INFORMATION SUPPLIED:
┄┄┄┄┄┄
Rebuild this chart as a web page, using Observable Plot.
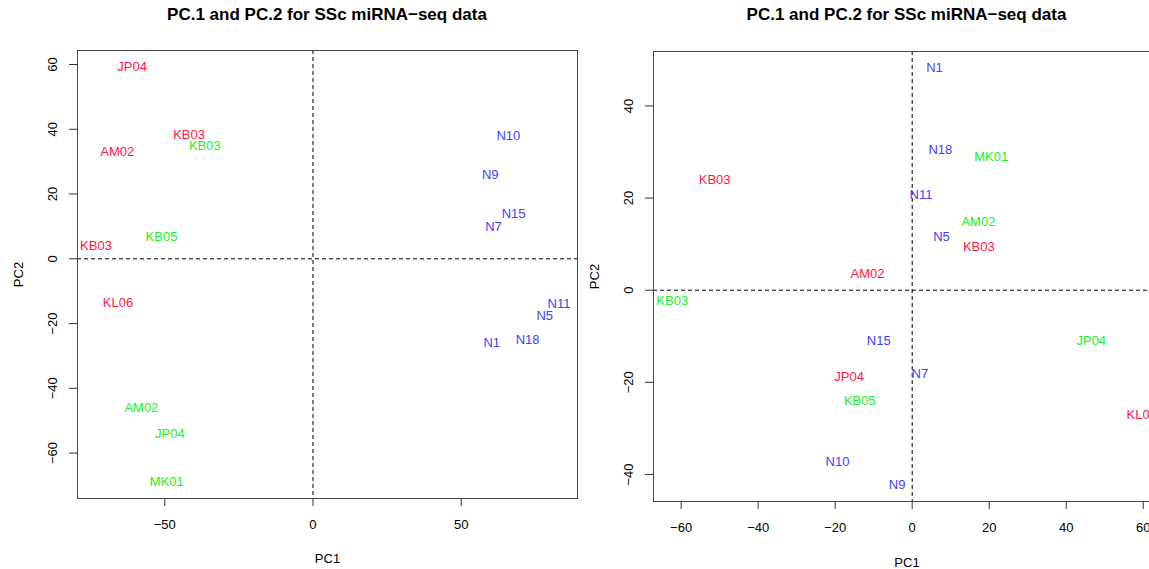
<!DOCTYPE html>
<html>
<head>
<meta charset="utf-8">
<script src="https://cdn.jsdelivr.net/npm/d3@7"></script>
<script src="https://cdn.jsdelivr.net/npm/@observablehq/plot@0.6"></script>
<style>
  html, body { margin: 0; padding: 0; background: #fff; overflow: hidden; }
  #wrap { position: relative; width: 1149px; height: 569px; overflow: hidden; font-family: "Liberation Sans", Arial, sans-serif; background: #fff; }
  .title { position: absolute; top: 5px; font-weight: bold; font-size: 17px; line-height: 20px; text-align: center; color: #000; white-space: nowrap; z-index: 2; }
  .panel { position: absolute; top: 0; z-index: 1; }
  .panel svg { max-width: none !important; display: block; }
</style>
</head>
<body>
<div id="wrap">
  <div class="title" style="left:77px;width:500px;">PC.1 and PC.2 for SSc miRNA−seq data</div>
  <div class="title" style="left:653px;width:507px;">PC.1 and PC.2 for SSc miRNA−seq data</div>
  <div class="panel" id="left" style="left:0px;width:600px;"></div>
  <div class="panel" id="right" style="left:560px;width:620px;"></div>
</div>
<script>
// ---- Left panel data ----
const leftLabels = ["JP04","KB03","AM02","KB03","KL06","KB03","KB05","AM02","JP04","MK01","N10","N9","N15","N7","N11","N5","N18","N1"];
const leftGroup  = ["G1","G1","G1","G1","G1","G2","G2","G2","G2","G2","N","N","N","N","N","N","N","N"];
const leftPC1    = [-61.0,-41.8,-66.0,-73.2,-65.8,-36.5,-51.1,-57.9,-48.3,-49.3,65.9,59.8,67.7,60.9,83.0,78.2,72.4,60.3];
const leftPC2    = [59.2,38.3,33.0,3.9,-13.7,34.8,6.7,-46.0,-54.2,-68.9,38.0,26.0,14.0,9.8,-13.9,-17.5,-25.0,-26.1];
const leftXTicks = [-50,0,50];
const leftYTicks = [-60,-40,-20,0,20,40,60];

// ---- Right panel data ----
const rightLabels = ["KB03","KB03","AM02","JP04","KL06","MK01","AM02","KB03","JP04","KB05","N1","N18","N11","N5","N15","N7","N10","N9"];
const rightGroup  = ["G1","G1","G1","G1","G1","G2","G2","G2","G2","G2","N","N","N","N","N","N","N","N"];
const rightPC1    = [-51.3,17.3,-11.6,-16.4,59.6,20.5,17.2,-62.3,46.5,-13.6,5.8,7.3,2.3,7.6,-8.7,2.0,-19.4,-3.9];
const rightPC2    = [24.0,9.5,3.6,-18.9,-27.0,28.9,14.9,-2.25,-11.0,-24.0,48.2,30.5,20.6,11.5,-10.9,-18.1,-37.2,-42.25];
const rightXTicks = [-60,-40,-20,0,20,40,60];
const rightYTicks = [-40,-20,0,20,40];

const groups = ["G1","G2","N"];
const groupColors = ["#ff1744","#22ee22","#4040ff"];
const FONT = "Liberation Sans, Arial, sans-serif";

function rdomain(v) {
  const [a, b] = d3.extent(v);
  const p = (b - a) * 0.04;
  return [a - p, b + p];
}
const fmt = d => d < 0 ? "\u2212" + Math.abs(d) : String(d);

function panel(labels, grp, xs, ys, xTicks, yTicks, opts) {
  const data = labels.map((l, i) => ({label: l, group: grp[i], x: xs[i], y: ys[i]}));
  return Plot.plot({
    width: opts.width,
    height: 569,
    marginLeft: opts.ml,
    marginRight: opts.mr,
    marginTop: opts.mt,
    marginBottom: opts.mb,
    style: {fontFamily: FONT, fontSize: "13px", background: "transparent", overflow: "visible", maxWidth: "none"},
    x: {domain: rdomain(xs)},
    y: {domain: rdomain(ys)},
    color: {domain: groups, range: groupColors},
    marks: [
      Plot.ruleX([0], {stroke: "#000", strokeDasharray: "4,3", strokeWidth: 1}),
      Plot.ruleY([0], {stroke: "#000", strokeDasharray: "4,3", strokeWidth: 1}),
      Plot.axisX({ticks: xTicks, tickSize: 8, tickFormat: () => "", stroke: "#333", label: null}),
      Plot.axisY({ticks: yTicks, tickSize: 8, tickFormat: () => "", stroke: "#333", label: null}),
      Plot.text(xTicks, {x: d => d, frameAnchor: "bottom", dy: 26, text: fmt, fontSize: 13, fill: "#000", lineAnchor: "middle"}),
      Plot.text(yTicks, {y: d => d, frameAnchor: "left", dx: -25, rotate: -90, text: fmt, fontSize: 13, fill: "#000", textAnchor: "middle", lineAnchor: "middle"}),
      Plot.text(["PC1"], {frameAnchor: "bottom", dy: opts.xlab, text: d => d, fontSize: 13, fill: "#000", lineAnchor: "middle"}),
      Plot.text(["PC2"], {frameAnchor: "left", dx: -59, rotate: -90, text: d => d, fontSize: 13, fill: "#000", textAnchor: "middle", lineAnchor: "middle"}),
      Plot.text(data, {x: "x", y: "y", text: "label", fill: "group", fontSize: 13, textAnchor: "middle", lineAnchor: "middle"}),
      Plot.frame({stroke: "#444", strokeWidth: 1})
    ]
  });
}

document.getElementById("left").append(
  panel(leftLabels, leftGroup, leftPC1, leftPC2, leftXTicks, leftYTicks,
        {width: 600, ml: 77, mr: 23, mt: 50, mb: 71, xlab: 60})
);
document.getElementById("right").append(
  panel(rightLabels, rightGroup, rightPC1, rightPC2, rightXTicks, rightYTicks,
        {width: 620, ml: 93, mr: 20, mt: 51, mb: 68, xlab: 61})
);
</script>
</body>
</html>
┄┄┄┄┄┄
PROBLEM STATEMENT:
Write out the full listing verbatim, excluding its pictures.

PROBLEM SOLUTION:
Rebuild this chart as a web page, using Observable Plot.
<!DOCTYPE html>
<html>
<head>
<meta charset="utf-8">
<script src="https://cdn.jsdelivr.net/npm/d3@7"></script>
<script src="https://cdn.jsdelivr.net/npm/@observablehq/plot@0.6"></script>
<style>
  html, body { margin: 0; padding: 0; background: #fff; overflow: hidden; }
  #wrap { position: relative; width: 1149px; height: 569px; overflow: hidden; font-family: "Liberation Sans", Arial, sans-serif; background: #fff; }
  .title { position: absolute; top: 5px; font-weight: bold; font-size: 17px; line-height: 20px; text-align: center; color: #000; white-space: nowrap; z-index: 2; }
  .panel { position: absolute; top: 0; z-index: 1; }
  .panel svg { max-width: none !important; display: block; }
</style>
</head>
<body>
<div id="wrap">
  <div class="title" style="left:77px;width:500px;">PC.1 and PC.2 for SSc miRNA−seq data</div>
  <div class="title" style="left:653px;width:507px;">PC.1 and PC.2 for SSc miRNA−seq data</div>
  <div class="panel" id="left" style="left:0px;width:600px;"></div>
  <div class="panel" id="right" style="left:560px;width:620px;"></div>
</div>
<script>
// ---- Left panel data ----
const leftLabels = ["JP04","KB03","AM02","KB03","KL06","KB03","KB05","AM02","JP04","MK01","N10","N9","N15","N7","N11","N5","N18","N1"];
const leftGroup  = ["G1","G1","G1","G1","G1","G2","G2","G2","G2","G2","N","N","N","N","N","N","N","N"];
const leftPC1    = [-61.0,-41.8,-66.0,-73.2,-65.8,-36.5,-51.1,-57.9,-48.3,-49.3,65.9,59.8,67.7,60.9,83.0,78.2,72.4,60.3];
const leftPC2    = [59.2,38.3,33.0,3.9,-13.7,34.8,6.7,-46.0,-54.2,-68.9,38.0,26.0,14.0,9.8,-13.9,-17.5,-25.0,-26.1];
const leftXTicks = [-50,0,50];
const leftYTicks = [-60,-40,-20,0,20,40,60];

// ---- Right panel data ----
const rightLabels = ["KB03","KB03","AM02","JP04","KL06","MK01","AM02","KB03","JP04","KB05","N1","N18","N11","N5","N15","N7","N10","N9"];
const rightGroup  = ["G1","G1","G1","G1","G1","G2","G2","G2","G2","G2","N","N","N","N","N","N","N","N"];
const rightPC1    = [-51.3,17.3,-11.6,-16.4,59.6,20.5,17.2,-62.3,46.5,-13.6,5.8,7.3,2.3,7.6,-8.7,2.0,-19.4,-3.9];
const rightPC2    = [24.0,9.5,3.6,-18.9,-27.0,28.9,14.9,-2.25,-11.0,-24.0,48.2,30.5,20.6,11.5,-10.9,-18.1,-37.2,-42.25];
const rightXTicks = [-60,-40,-20,0,20,40,60];
const rightYTicks = [-40,-20,0,20,40];

const groups = ["G1","G2","N"];
const groupColors = ["#ff1744","#22ee22","#4040ff"];
const FONT = "Liberation Sans, Arial, sans-serif";

function rdomain(v) {
  const [a, b] = d3.extent(v);
  const p = (b - a) * 0.04;
  return [a - p, b + p];
}
const fmt = d => d < 0 ? "\u2212" + Math.abs(d) : String(d);

function panel(labels, grp, xs, ys, xTicks, yTicks, opts) {
  const data = labels.map((l, i) => ({label: l, group: grp[i], x: xs[i], y: ys[i]}));
  return Plot.plot({
    width: opts.width,
    height: 569,
    marginLeft: opts.ml,
    marginRight: opts.mr,
    marginTop: opts.mt,
    marginBottom: opts.mb,
    style: {fontFamily: FONT, fontSize: "13px", background: "transparent", overflow: "visible", maxWidth: "none"},
    x: {domain: rdomain(xs)},
    y: {domain: rdomain(ys)},
    color: {domain: groups, range: groupColors},
    marks: [
      Plot.ruleX([0], {stroke: "#000", strokeDasharray: "4,3", strokeWidth: 1}),
      Plot.ruleY([0], {stroke: "#000", strokeDasharray: "4,3", strokeWidth: 1}),
      Plot.axisX({ticks: xTicks, tickSize: 8, tickFormat: () => "", stroke: "#333", label: null}),
      Plot.axisY({ticks: yTicks, tickSize: 8, tickFormat: () => "", stroke: "#333", label: null}),
      Plot.text(xTicks, {x: d => d, frameAnchor: "bottom", dy: 26, text: fmt, fontSize: 13, fill: "#000", lineAnchor: "middle"}),
      Plot.text(yTicks, {y: d => d, frameAnchor: "left", dx: -25, rotate: -90, text: fmt, fontSize: 13, fill: "#000", textAnchor: "middle", lineAnchor: "middle"}),
      Plot.text(["PC1"], {frameAnchor: "bottom", dy: opts.xlab, text: d => d, fontSize: 13, fill: "#000", lineAnchor: "middle"}),
      Plot.text(["PC2"], {frameAnchor: "left", dx: -59, rotate: -90, text: d => d, fontSize: 13, fill: "#000", textAnchor: "middle", lineAnchor: "middle"}),
      Plot.text(data, {x: "x", y: "y", text: "label", fill: "group", fontSize: 13, textAnchor: "middle", lineAnchor: "middle"}),
      Plot.frame({stroke: "#444", strokeWidth: 1})
    ]
  });
}

document.getElementById("left").append(
  panel(leftLabels, leftGroup, leftPC1, leftPC2, leftXTicks, leftYTicks,
        {width: 600, ml: 77, mr: 23, mt: 50, mb: 71, xlab: 60})
);
document.getElementById("right").append(
  panel(rightLabels, rightGroup, rightPC1, rightPC2, rightXTicks, rightYTicks,
        {width: 620, ml: 93, mr: 20, mt: 51, mb: 68, xlab: 61})
);
</script>
</body>
</html>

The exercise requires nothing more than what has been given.